The survey found evidence that the impact of the global recession helped drive the incidence of economic crime, and 78 percent of all respondents said that their organisation faced greater risk of economic crime in the downturn (40 percent globally).

Fear of losing jobs

And of those respondents that identified underlying business pressures or incentives as the main reason for rising incidence of fraud, 54 percent said difficulty in achieving business targets was a motivating factor for fraud during the downturn (47 percent globally). Fear of losing jobs was mentioned by 31 percent.

"The global economic downturn has heightened the pressures and incentives to commit fraud," said Louis Strydom, leader of PwC's forensics practice in South Africa. "Economic crime is pervasive, persistent and pernicious. No organisation and no industry is immune from the threat of fraud".

"In these tough times, the temptation to inflate results or take part in other forms of financial statement fraud may overcome ethical values," he added. "In an economic downturn, financial targets are more difficult to achieve, individuals may feel pressured, and their personal financial position may be threatened by reductions in pay or layoffs."

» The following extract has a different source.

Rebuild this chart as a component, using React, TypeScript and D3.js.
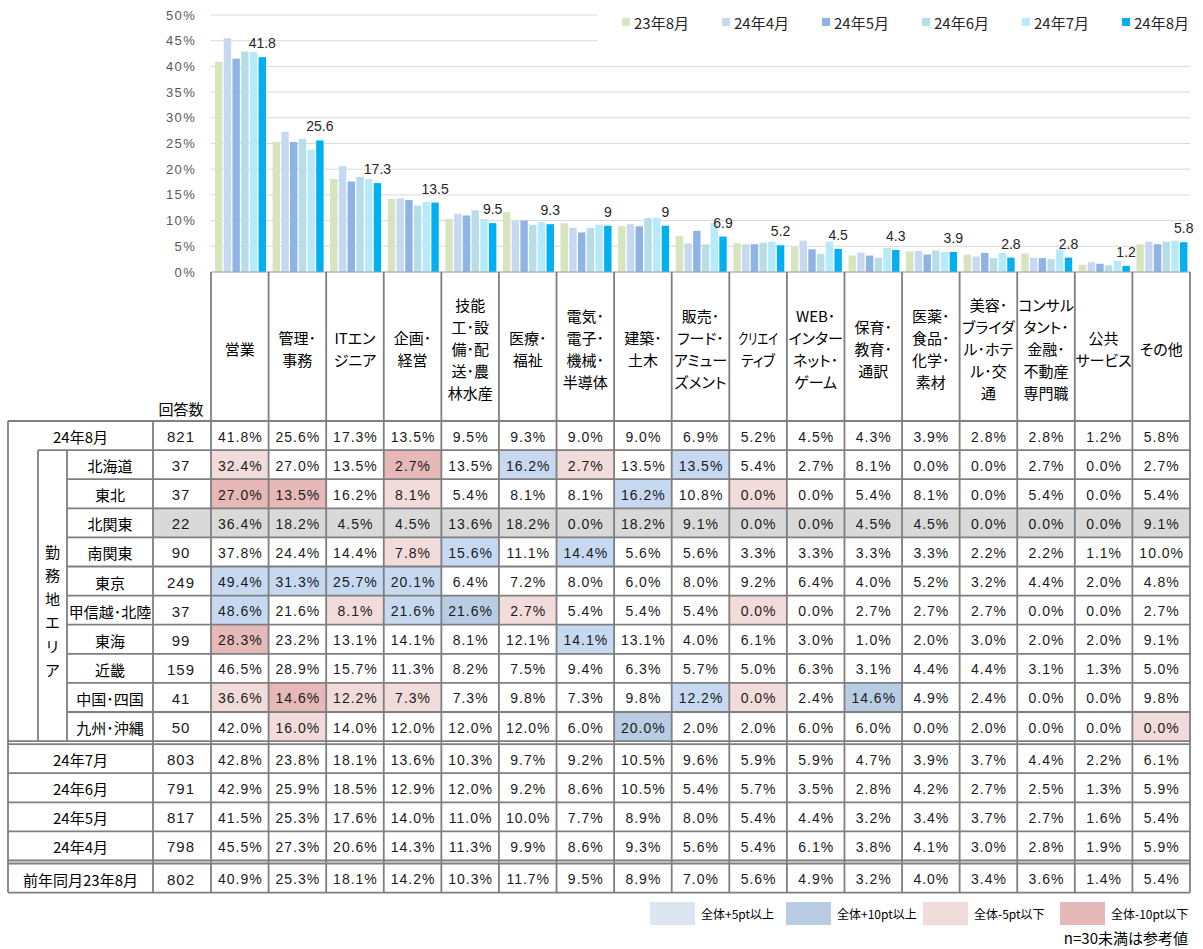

27% suffered fraud by customers

Economic crime was most prevalent at large companies, with 46 percent of organisations with more than 1000 employees reporting incidents globally.

Territories reporting high levels of economic crime included Russia, 71 percent, South Africa, 62 percent, Kenya, 57 percent, Canada, 56 percent and Mexico, 51 percent. Low levels of economic crime were reported in Japan, 10 percent, Hong Kong/China 13 percent, and the Netherlands and Turkey, 15 percent each.

Most of those committing economic crime in SA, 62 percent, worked inside the organisation they victimise, while 38 percent were external. Of the respondents reporting fraud committed by an outside party, 27 percent suffered fraud by customers and 33 percent by agents or intermediaries, according to PwC.

The survey also found that the profile of the internal fraudster is changing. Economic crimes committed by middle managers rose, accounting for 29 percent of all internal frauds, up from 22 percent in 2007.

Informal tip offs, both internal and external were responsible for the detection of 23 percent of reported economic crimes, followed by official whistle blowing channels, 21 percent (seven percent globally), and risk management systems, 15 percent.

Another 18 percent was discovered by accident, PwC found.